Utilizing a simple text prompt, Genie 3 can create interactive, 3D environments that run for multiple minutes – a significant leap from the 10 to 20 seconds achievable with Genie 2. These simulations are rendered at 720p resolution and 24 frames per second. A notable feature is “promptable world events,” allowing users to dynamically alter the generated environment through text commands.
Crucially, Genie 3’s simulations maintain physical consistency over time. This is attributed to the model’s emergent ability to “remember” what it has previously generated, a capability DeepMind researchers did not explicitly program. This self-taught understanding of physics is core to its design; unlike systems relying on hard-coded physics engines, Genie 3 learns how objects move, fall, and interact by observing its own generated sequences and reasoning across extended time horizons. Fruchter explained that the model is “auto-regressive,” generating one frame at a time and referencing prior frames to predict subsequent events, which is a fundamental aspect of its architecture. This memory fosters the consistency that enables it to develop an intuitive grasp of physical laws, akin to human understanding.
While Genie 3 holds promise for applications in education, gaming, and creative prototyping, its primary significance lies in training AI agents for general-purpose tasks – a critical component for reaching AGI. Jack Parker-Holder, a research scientist on DeepMind’s open-endedness team, highlighted that world models are essential for embodied agents, where simulating complex real-world scenarios poses a considerable challenge.
The ability to generate coherent and physically plausible environments makes Genie 3 an ideal training ground.

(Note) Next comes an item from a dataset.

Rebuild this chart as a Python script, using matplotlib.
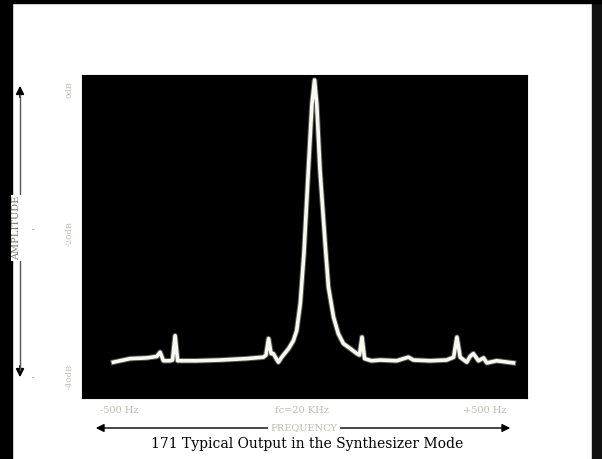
import matplotlib.pyplot as plt
from matplotlib.patches import Rectangle

# spectrum trace (offset from carrier in Hz, level in dB)
freq = [-517, -471, -425, -398, -389, -380, -362, -355, -348, -341, -330, -289, -225, -152,
        -106, -99, -92, -85, -79, -65, -56, -37, -24, -15, -5, 5, 17, 27, 34,
        40, 49, 63, 72, 86, 99, 113, 132, 150, 157, 164, 171, 190, 214, 259,
        291, 305, 351, 396, 415, 424, 433, 451, 460, 469, 483, 497, 506, 533, 579]
level = [-38.0, -37.5, -37.4, -37.2, -36.6, -37.8, -37.8, -37.7, -34.3, -37.8, -37.8, -37.8, -37.7, -37.5,
         -37.3, -37.0, -34.7, -36.8, -36.8, -38.0, -37.3, -36.1, -35.0, -33.6, -29.8, -22.8, -11.2, -1.9, 1.4,
         -1.9, -11.2, -21.4, -27.5, -31.7, -34.0, -35.4, -36.1, -36.8, -37.0, -34.5, -37.5, -37.8, -37.7, -37.8,
         -37.3, -37.7, -37.8, -37.7, -37.3, -34.5, -37.3, -38.0, -37.2, -36.8, -37.8, -37.4, -38.1, -37.8, -38.1]

xtick_pos = [-500, 0, 500]
xtick_lab = ['-500 Hz', 'fc=20 KHz', '+500 Hz']
ytick_pos = [0, -20, -40]
ytick_lab = ['0dB', '-20dB', '-40dB']

W, H = 602, 459
fig = plt.figure(figsize=(6.02, 4.59), dpi=100)
fig.patch.set_facecolor('white')

# dark scan borders
fig.patches.append(Rectangle((0, 0), 12 / W, 1, transform=fig.transFigure, color='black', zorder=0))
fig.patches.append(Rectangle((592 / W, 0), 10 / W, 1, transform=fig.transFigure, color='#111111', zorder=0))
fig.patches.append(Rectangle((0, 1 - 3 / H), 1, 3 / H, transform=fig.transFigure, color='black', zorder=0))

ax = fig.add_axes([82 / W, 1 - 398 / H, 445 / W, 323 / H])
ax.set_facecolor('black')
for s in ax.spines.values():
    s.set_color('black')

ax.plot(freq, level, color='#e8e8dc', lw=4, alpha=0.35, solid_joinstyle='round')
ax.plot(freq, level, color='#f8f8f0', lw=2.6, solid_joinstyle='round')
ax.set_xlim(-603, 616)
ax.set_ylim(-43.0, 2.1)

faint = '#bdbdae'
ax.set_xticks(xtick_pos)
ax.set_xticklabels(xtick_lab, color=faint, fontsize=7, family='DejaVu Serif')
ax.set_yticks(ytick_pos)
ax.set_yticklabels(ytick_lab, color=faint, fontsize=6, rotation=90, va='center', family='DejaVu Serif')
ax.tick_params(length=0, pad=6)

# amplitude arrow on the left
fig.add_artist(plt.Line2D([20 / W, 20 / W], [1 - 95 / H, 1 - 370 / H], color='#555555', lw=1.0))
ax.annotate('', xy=(20 / W, 1 - 83 / H), xytext=(20 / W, 1 - 100 / H), xycoords='figure fraction',
            arrowprops=dict(arrowstyle='-|>', color='black', lw=1.2, mutation_scale=12))
ax.annotate('', xy=(20 / W, 1 - 380 / H), xytext=(20 / W, 1 - 363 / H), xycoords='figure fraction',
            arrowprops=dict(arrowstyle='-|>', color='black', lw=1.2, mutation_scale=12))
fig.text(17 / W, 1 - 228 / H, 'AMPLITUDE', rotation=90, ha='center', va='center', fontsize=7,
         color='#777766', family='DejaVu Serif',
         bbox=dict(facecolor='white', edgecolor='none', pad=1))
for yy in [230, 378]:
    fig.text(33 / W, 1 - yy / H, '-', ha='center', va='center', fontsize=6, color='#999988')

# frequency arrow at the bottom
ax.annotate('', xy=(513 / W, 1 - 428 / H), xytext=(93 / W, 1 - 428 / H), xycoords='figure fraction',
            arrowprops=dict(arrowstyle='<|-|>', color='black', lw=1.0, mutation_scale=12))
fig.text(304 / W, 1 - 428 / H, 'FREQUENCY', ha='center', va='center', fontsize=7, color=faint,
         family='DejaVu Serif', bbox=dict(facecolor='white', edgecolor='none', pad=2))

fig.text(307 / W, 1 - 444 / H, '171 Typical Output in the Synthesizer Mode', ha='center', va='center',
         fontsize=10, color='black', family='DejaVu Serif')

fig.savefig('out.png', dpi=100, facecolor=fig.get_facecolor())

It can provide endless, varied worlds for agents to explore, pushing them to adapt, struggle, and learn through experience, mirroring human learning processes. This enables agents to move beyond simple input-reaction behaviors, fostering capabilities like planning, exploration, and learning through trial and error – vital for self-driven, embodied intelligence.
Despite these advancements, Genie 3 still faces limitations. The range of actions an agent can perform within these simulated worlds remains restricted, and while “promptable world events” allow environmental interventions, these are not necessarily initiated by the agent itself. Accurately modeling complex interactions between multiple independent agents in a shared environment also presents a challenge. Furthermore, the current system supports only a few minutes of continuous interaction, whereas hours would be necessary for comprehensive agent training.
Nevertheless, Genie 3 represents a compelling step forward. Parker-Holder drew a parallel to the “Move 37” moment from the 2016 Go match where DeepMind’s AlphaGo made an unconventional, brilliant move, symbolizing AI’s capacity for novel strategies. He suggested that Genie 3 could similarly usher in a new era for embodied AI, enabling agents to take truly novel actions within simulated worlds.